Der ecuadorianische Vizepräsident, Pedro Pinto, versicherte dagegen, dass es nicht einen Anhaltspunkt gebe, auf Grund dessen man annehmen könne, Ecuador könne sich an einer lateinamerikanischen Eingreiftruppe beteiligen. "Die ecuadorianische Regierung stellt die Basis Puerto de Manta zu Verfügung, um den Drogenhandel zu überwachen, nicht den Terrorismus; das wurde eindeutig von Präsident Gustavo Noboa und dem Kanzler Heinz Moeller klargestellt", äußerte sich Pinto.
Auch der Regierungssprecher Oscar Zuloaga bekräftigte, dass es der Wille des ecuadorianischen Volkes sei, sich nicht in den kolumbianischen Konflikt einzumischen: "Den bewaffneten Konflikt in Kolumbien müssen die Kolumbianer lösen und die ecuadorianische Regierung soll seine Grenzen und seine Bürger schützen." Unter dieser Prämisse "zeichnet sich weder die Bildung noch die Beteiligung Ecuadors oder ecuadorianischen Soldaten an irgend einer Eingreiftruppe ab, sei es eine Interventions- oder eine Friedenstruppe, die auf kolumbianischem Territorium agiert," dementierte der Politiker.

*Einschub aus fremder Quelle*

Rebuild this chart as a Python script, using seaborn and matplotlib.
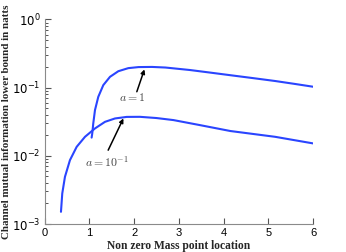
import numpy as np
import pandas as pd
import matplotlib
matplotlib.use("Agg")
import matplotlib.pyplot as plt
from matplotlib.ticker import FixedLocator, NullFormatter
import seaborn as sns

# Data
x_a1 = [1.05, 1.065, 1.087, 1.125, 1.199, 1.311, 1.461, 1.647, 1.87, 2.1, 2.4, 2.7,
        3.25, 3.7, 4.15, 4.65, 5.15, 5.6, 6.0]
y_a1 = [0.0185, 0.0215, 0.0299, 0.0468, 0.0733, 0.1088, 0.144, 0.174, 0.193, 0.200,
        0.201, 0.197, 0.181, 0.166, 0.152, 0.138, 0.125, 0.113, 0.103]
x_a01 = [0.365, 0.394, 0.454, 0.566, 0.716, 0.902, 1.125, 1.349, 1.573, 1.834, 2.13,
         2.5, 2.88, 3.47, 4.15, 5.15, 6.0]
y_a01 = [0.00151, 0.00281, 0.00492, 0.00865, 0.01355, 0.019, 0.0252, 0.0315, 0.0353,
         0.0372, 0.0373, 0.0358, 0.0334, 0.0282, 0.0231, 0.019, 0.0152]
series_names = ["a=1", "a=0.1"]
x_ticks = [0, 1, 2, 3, 4, 5, 6]
y_ticks = [1e-3, 1e-2, 1e-1, 1e0]
x_label = "Non zero Mass point location"
y_label = "Channel mutual information lower bound in natts"
label_a1 = r"$a = 1$"
label_a01 = r"$a = 10^{-1}$"

df = pd.DataFrame({
    "x": x_a1 + x_a01,
    "y": y_a1 + y_a01,
    "series": [series_names[0]] * len(x_a1) + [series_names[1]] * len(x_a01),
})

sns.set_theme(style="white")
plt.rcParams["mathtext.fontset"] = "dejavusans"
plt.rcParams.update({
    "xtick.bottom": True, "ytick.left": True,
    "xtick.direction": "in", "ytick.direction": "in",
    "xtick.major.size": 4, "ytick.major.size": 4, "ytick.minor.size": 2.5,
    "xtick.major.width": 0.8, "ytick.major.width": 0.8, "ytick.minor.width": 0.7,
    "xtick.color": "#555555", "ytick.color": "#555555",
    "xtick.labelcolor": "black", "ytick.labelcolor": "black",
})

fig = plt.figure(figsize=(3.46, 2.52), dpi=100)
ax = fig.add_axes([0.129, 0.111, 0.776, 0.812])

line_color = "#2a45ff"
sns.lineplot(data=df, x="x", y="y", hue="series", palette=[line_color, line_color],
             legend=False, ax=ax, linewidth=1.5, sort=False, estimator=None)

ax.set_yscale("log")
ax.set_xlim(0, 6)
ax.set_ylim(1e-3, 1e0)
ax.set_xticks(x_ticks)
ax.set_xticklabels([str(t) for t in x_ticks], fontsize=8, family="Liberation Sans")
ax.set_yticks(y_ticks)
ax.set_yticklabels([r"$10^{%d}$" % int(np.log10(t)) for t in y_ticks], fontsize=8.5)
minor_y = np.outer(y_ticks[:-1], np.arange(2, 10)).ravel()
ax.yaxis.set_minor_locator(FixedLocator(minor_y))
ax.yaxis.set_minor_formatter(NullFormatter())
ax.tick_params(axis="both", which="major", pad=3)

for s in ["top", "right"]:
    ax.spines[s].set_visible(False)
for s in ["left", "bottom"]:
    ax.spines[s].set_color("#8a8a8a")
    ax.spines[s].set_linewidth(0.8)

ax.set_xlabel(x_label, fontsize=8.3, fontweight="bold", family="Liberation Serif", labelpad=1)
ax.set_ylabel(y_label, fontsize=7.9, fontweight="bold", family="Liberation Serif", labelpad=1)

arrow_kw = dict(arrowstyle="-|>", color="black", lw=1.1, mutation_scale=6,
                shrinkA=0, shrinkB=0)
ax.annotate("", xy=(2.23, 0.185), xytext=(2.06, 0.087), arrowprops=arrow_kw)
ax.annotate("", xy=(1.76, 0.0353), xytext=(1.42, 0.0121), arrowprops=arrow_kw)
ax.text(1.95, 0.071, label_a1, fontsize=8.5, ha="center", va="center",
        color="#444444", math_fontfamily="cm")
ax.text(1.40, 0.0082, label_a01, fontsize=8.5, ha="center", va="center",
        color="#444444", math_fontfamily="cm")

fig.savefig("out.png", dpi=100)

Loor bestätigte, dass diverse soziale Bewegungen von den zwölf Präsidenten, die am Wochenende am 2. Südamerika-Gipfel in Guayaquil teilnehmen, fordern, sich gegen den Plan Colombia und die gesamtamerikanische Freihandelszone (FTAA/ALCA) auszusprechen.
Der Plan Colombia wurde von dem scheidenden kolumbianischen Präsidenten Andrés Pastrana mit der Unterstützung der USA ins Leben gerufen und soll der Bekämpfung des Drogenanbaus und -handels dienen. Aber in den Augen vieler Analysten ist er eine versteckte Anti-Guerilla-Aktion.
Letzen Juni bestätigte der ecuadorianoische Verteidigungsminister, Hugo Unda, gegenüber ausländischen Pressevertretern, dass von der Basis Puerto de Manta Geheimoperationen gegen den Drogenhandel in Kolumbien ausgeführt werden. Als er gefragt wurde, ob sich die Aktionen auch auf die Guerilla bezögen, antwortete er, dass dieses Gebiet "ein politisches Problem" sei. Als er weiterhin gefragt wurde, ob er die Guerilla als ein politisches oder ein Drogenproblem ansehe, sagte der Minister, dass dieses Thema Teil eines internen kolumbianischen Problems sei, das von Kolumbien gelöst werden müsse. Ecuador dürfe sich da nicht einmischen.
Auch Mitarbeiter des brasilianischen Verteidigungsministeriums sagten gegenüber dem Jornal do Brasil, dass Brasilien eine friedliche Lösung des Konflikts an Stelle einer kriegerischen unterstütze. Sie bestätigten auch, dass sich der brasilianische Präsident Fernando Henrique Cardoso mit seinem kolumbianischen Amtskollegen Alvaro Uribe Vélez in Verbindung setzen möchte, um die friedliche Beilegung des Konflikts zu erörtern. Diesen Vorschlag wollte er beim Besuch Uribes am 28. Juli in der Hauptstadt Brasilia machen.
Auch die uruguayische und die chilenische Regierung dementierten die Beteiligung an einer eventuellen multinationalen Streitkraft und erklärten, dass sie sich lediglich an Friedensmissionen beteiligen würden.